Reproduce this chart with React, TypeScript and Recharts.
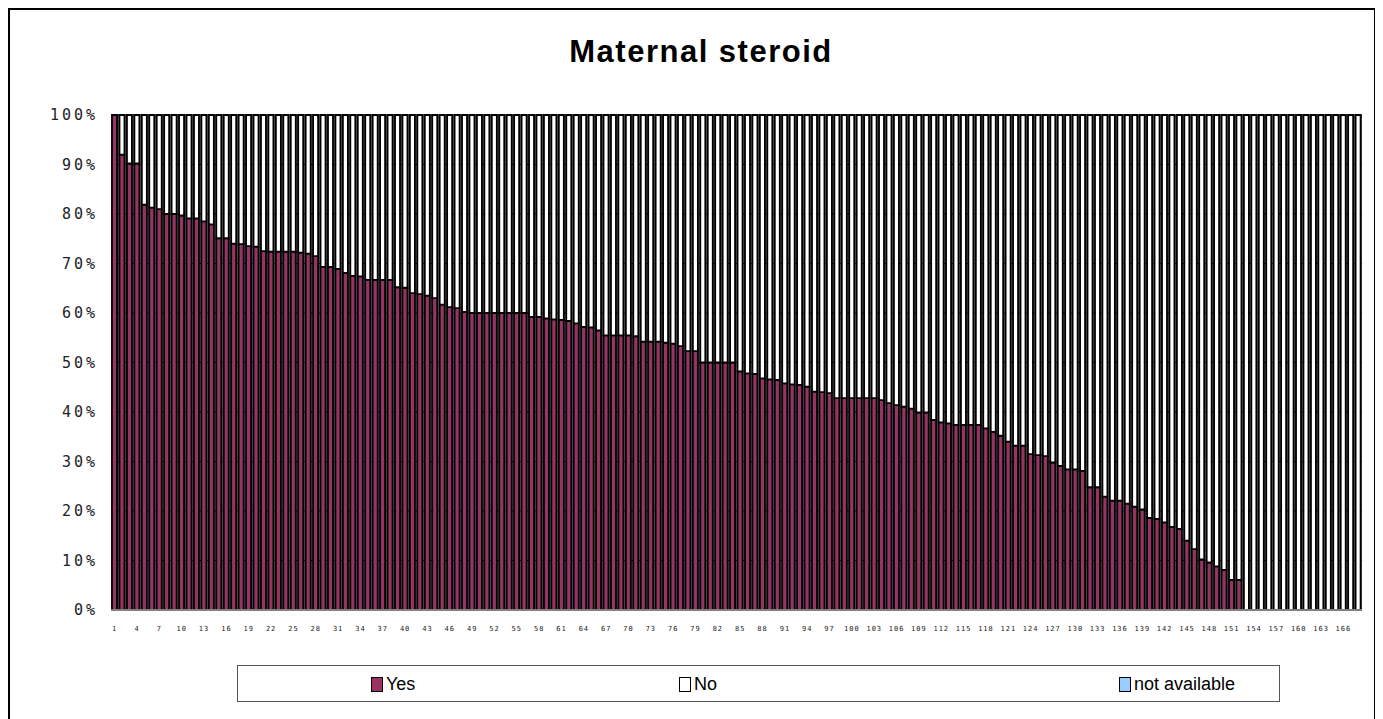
import React from 'react';
import { BarChart, Bar, XAxis, YAxis, CartesianGrid } from 'recharts';

// share of "Yes" per case (percent)
const yesPct = [
  100, 92, 90.2, 90.2, 81.9, 81.3, 81, 80, 80, 79.7, 79.1, 79.1, 78.5, 77.9, 75.1, 75.1, 74, 73.9, 73.5, 73.4,
  72.5, 72.4, 72.4, 72.4, 72.4, 72.2, 72, 71.5,
  69.3, 69.3, 68.9, 68.1, 67.5, 67.4, 66.7, 66.7, 66.7, 66.7, 65.2, 65.1, 64, 63.8, 63.5, 63, 61.7, 61.2, 61, 60.2,
  60, 60, 60, 60, 60, 60, 60, 60,
  59.2, 59.2, 58.9, 58.7, 58.6, 58.4, 57.9, 57.2, 57.1, 56.5, 55.5, 55.5, 55.5, 55.5, 55.3, 54.2, 54.2, 54.2, 54,
  53.8, 53.3, 52.3, 52.3, 50, 50, 50, 50, 50,
  48.2, 47.8, 47.7, 46.8, 46.6, 46.5, 45.8, 45.6, 45.5, 45.1, 44.1, 44, 43.8, 42.8, 42.8, 42.8, 42.8, 42.8, 42.8,
  42.4, 41.8, 41.4, 41.1, 40.7, 39.9, 39.9, 38.4, 37.9,
  37.7, 37.4, 37.4, 37.4, 37.4, 36.7, 36, 35.2, 34, 33.2, 33.2, 31.5, 31.3, 31.1, 29.8, 29.1, 28.4, 28.4, 28.1,
  24.8, 24.8, 22.9, 22.1, 22.1, 21.5, 20.9, 20.3, 18.6,
  18.4, 17.7, 16.8, 16.4, 14, 12.3, 10.2, 9.6, 8.8, 8.1, 6.1, 6.1,
  0, 0, 0, 0, 0, 0, 0, 0, 0, 0, 0, 0, 0, 0, 0, 0,
];
// "not available" share, empty for every case
const naPct = yesPct.map(() => 0);
const cases = yesPct.map((_, i) => String(i + 1));
const yTicks = [0, 10, 20, 30, 40, 50, 60, 70, 80, 90, 100];

const series = [
  { key: 'yes', name: 'Yes', color: '#993366' },
  { key: 'no', name: 'No', color: '#ffffff' },
  { key: 'na', name: 'not available', color: '#99ccff' },
];

const data = cases.map((c, i) => ({
  c,
  yes: yesPct[i],
  no: 100 - yesPct[i] - naPct[i],
  na: naPct[i],
}));

const legendX = [370, 678, 1118];

export default function App() {
  return (
    <div
      style={{
        position: 'relative',
        width: 1368,
        height: 720,
        border: '2px solid #000',
        boxSizing: 'border-box',
        background: '#fff',
        fontFamily: 'Arial, "Liberation Sans", sans-serif',
      }}
    >
      <div
        style={{
          position: 'absolute',
          top: 24,
          left: 0,
          width: 1382,
          textAlign: 'center',
          fontSize: 31,
          fontWeight: 'bold',
          letterSpacing: 1.5,
          color: '#000',
        }}
      >
        Maternal steroid
      </div>

      <div style={{ position: 'absolute', left: 0, top: 0 }}>
        <BarChart
          width={1363}
          height={640}
          data={data}
          margin={{ top: 105, right: 11, bottom: 10, left: 41 }}
          barCategoryGap="14%"
        >
          <CartesianGrid vertical={false} stroke="#111" fill="#666" />
          <XAxis
            dataKey="c"
            interval={2}
            height={30}
            tickLine={false}
            tickSize={6}
            tickMargin={10}
            axisLine={{ stroke: '#808080', strokeWidth: 2 }}
            tick={{ fontSize: 7, fill: '#222', fontFamily: '"DejaVu Sans Mono", monospace', letterSpacing: 1 }}
          />
          <YAxis
            domain={[0, 100]}
            ticks={yTicks}
            width={60}
            tickLine={false}
            axisLine={false}
            tickSize={0}
            tickMargin={13}
            tickFormatter={(v) => `${v}%`}
            tick={{ fontSize: 15, fill: '#222', fontFamily: '"DejaVu Sans Mono", monospace', letterSpacing: 3 }}
          />
          {series.map((s) => (
            <Bar
              key={s.key}
              dataKey={s.key}
              name={s.name}
              stackId="a"
              fill={s.color}
              stroke="#000"
              strokeWidth={1.8}
              isAnimationActive={false}
            />
          ))}
        </BarChart>
      </div>

      <div
        style={{
          position: 'absolute',
          left: 227,
          top: 655,
          width: 1043,
          height: 37,
          border: '1px solid #555',
          boxSizing: 'border-box',
        }}
      >
        {series.map((s, i) => (
          <div
            key={s.key}
            style={{
              position: 'absolute',
              left: legendX[i] - 237,
              top: 8,
              display: 'flex',
              alignItems: 'center',
              fontSize: 18,
              color: '#000',
            }}
          >
            <span
              style={{
                display: 'inline-block',
                width: 10,
                height: 13,
                background: s.color,
                border: '1.5px solid #000',
                marginRight: 3,
              }}
            />
            {s.name}
          </div>
        ))}
      </div>
    </div>
  );
}
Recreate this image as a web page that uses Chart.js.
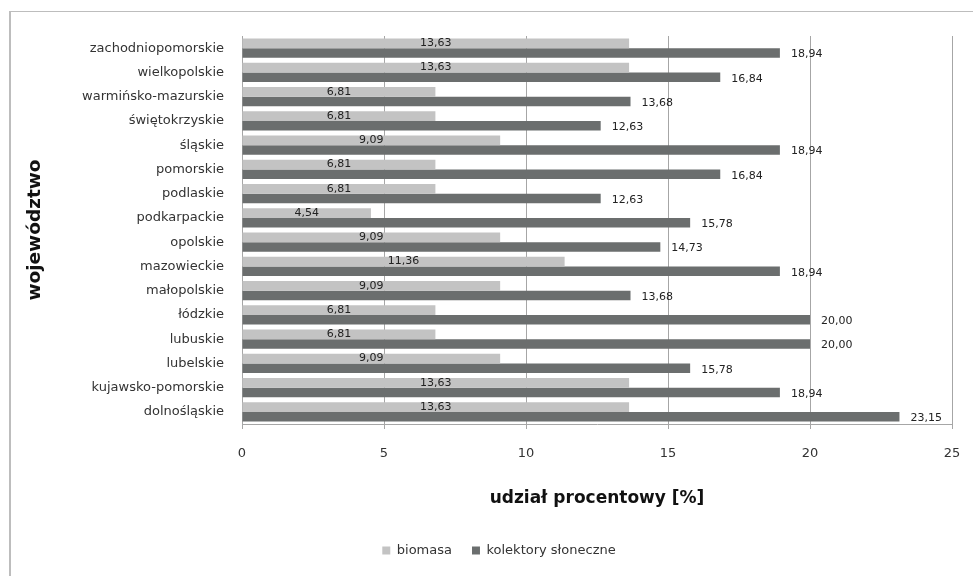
<!DOCTYPE html>
<html>
<head>
<meta charset="utf-8">
<script src="https://cdn.jsdelivr.net/npm/chart.js@4/dist/chart.umd.min.js"></script>
<style>
  html, body { margin: 0; padding: 0; background: #fff; overflow: hidden; }
  #wrap { position: relative; width: 973px; height: 576px; overflow: hidden; }
  .edge { position: absolute; background: #bdbdbd; }
  #edgeLeft { left: 9px; top: 11px; width: 2px; height: 565px; }
  #edgeTop { left: 9px; top: 11px; width: 964px; height: 1px; }
  canvas { position: absolute; left: 0; top: 0; }
</style>
</head>
<body>
<div id="wrap">
  <div class="edge" id="edgeLeft"></div>
  <div class="edge" id="edgeTop"></div>
  <canvas id="chart" width="973" height="576"></canvas>
</div>
<script>
// Voivodeships, listed top to bottom
const voivodeships = [
  'zachodniopomorskie', 'wielkopolskie', 'warmińsko-mazurskie', 'świętokrzyskie',
  'śląskie', 'pomorskie', 'podlaskie', 'podkarpackie', 'opolskie', 'mazowieckie',
  'małopolskie', 'łódzkie', 'lubuskie', 'lubelskie', 'kujawsko-pomorskie', 'dolnośląskie'
];

// Percentage share per voivodeship
const biomasa = [13.63, 13.63, 6.81, 6.81, 9.09, 6.81, 6.81, 4.54, 9.09, 11.36, 9.09, 6.81, 6.81, 9.09, 13.63, 13.63];
const kolektorySloneczne = [18.94, 16.84, 13.68, 12.63, 18.94, 16.84, 12.63, 15.78, 14.73, 18.94, 13.68, 20.00, 20.00, 15.78, 18.94, 23.15];

// Value axis range and step
const xMin = 0;
const xMax = 25;
const xStep = 5;

const seriesNames = ['biomasa', 'kolektory słoneczne'];
const seriesColors = ['#c3c3c3', '#6b6e6e'];

const FONT = '"DejaVu Sans", sans-serif';
const fmt = v => v.toFixed(2).replace('.', ',');

// Value labels: light bars get a centred label, dark bars a label past the bar end
const valueLabels = {
  id: 'valueLabels',
  afterDatasetsDraw(chart) {
    const ctx = chart.ctx;
    ctx.save();
    ctx.font = '11px ' + FONT;
    ctx.fillStyle = '#222';
    ctx.textBaseline = 'middle';
    chart.data.datasets.forEach((ds, di) => {
      const meta = chart.getDatasetMeta(di);
      meta.data.forEach((bar, i) => {
        const txt = fmt(ds.data[i]);
        if (di === 0) {
          ctx.textAlign = 'center';
          ctx.fillText(txt, (bar.base + bar.x) / 2, bar.y);
        } else {
          ctx.textAlign = 'left';
          ctx.fillText(txt, bar.x + 11, bar.y + 1.5);
        }
      });
    });
    ctx.restore();
  }
};

new Chart(document.getElementById('chart'), {
  type: 'bar',
  data: {
    labels: voivodeships,
    datasets: [
      { label: seriesNames[0], data: biomasa, backgroundColor: seriesColors[0] },
      { label: seriesNames[1], data: kolektorySloneczne, backgroundColor: seriesColors[1] }
    ]
  },
  options: {
    indexAxis: 'y',
    responsive: false,
    animation: false,
    devicePixelRatio: 1,
    datasets: { bar: { categoryPercentage: 0.8, barPercentage: 1.0 } },
    layout: { padding: { left: 46, right: 21, top: 36, bottom: 9 } },
    plugins: {
      tooltip: { enabled: false },
      legend: {
        position: 'bottom',
        labels: {
          boxWidth: 8, boxHeight: 8, padding: 20,
          color: '#333',
          font: { family: FONT, size: 13 }
        }
      }
    },
    scales: {
      x: {
        min: xMin, max: xMax,
        afterFit: s => { s.height = 100; s.paddingRight = 0; },
        ticks: { stepSize: xStep, padding: 17, color: '#333', font: { family: FONT, size: 13 } },
        grid: { color: '#a6a6a6', lineWidth: 1, tickLength: 5, drawTicks: true },
        border: { color: '#a6a6a6' },
        title: {
          display: true, text: 'udział procentowy [%]', color: '#111',
          font: { family: FONT, size: 17, weight: 'bold' },
          padding: { top: 0, bottom: 15 }
        }
      },
      y: {
        afterFit: s => { s.width = 196; },
        ticks: { padding: 18, color: '#333', font: { family: FONT, size: 13 } },
        grid: { display: false, drawTicks: false },
        border: { display: true, color: '#a6a6a6' },
        title: {
          display: true, text: 'województwo', color: '#111',
          font: { family: FONT, size: 18.5, weight: 'bold' },
          padding: { top: -22, bottom: 0 }
        }
      }
    }
  },
  plugins: [valueLabels]
});
</script>
</body>
</html>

:::

# Aim
Transcribe exactly, please, the lines between the start of the records above and the line holding "XAxis, YAxis, CartesianGrid", counting both of those lines and omitting pictures.

# Finished answer
Reproduce this chart with React, TypeScript and Recharts.
import React from 'react';
import { BarChart, Bar, XAxis, YAxis, CartesianGrid } from 'recharts';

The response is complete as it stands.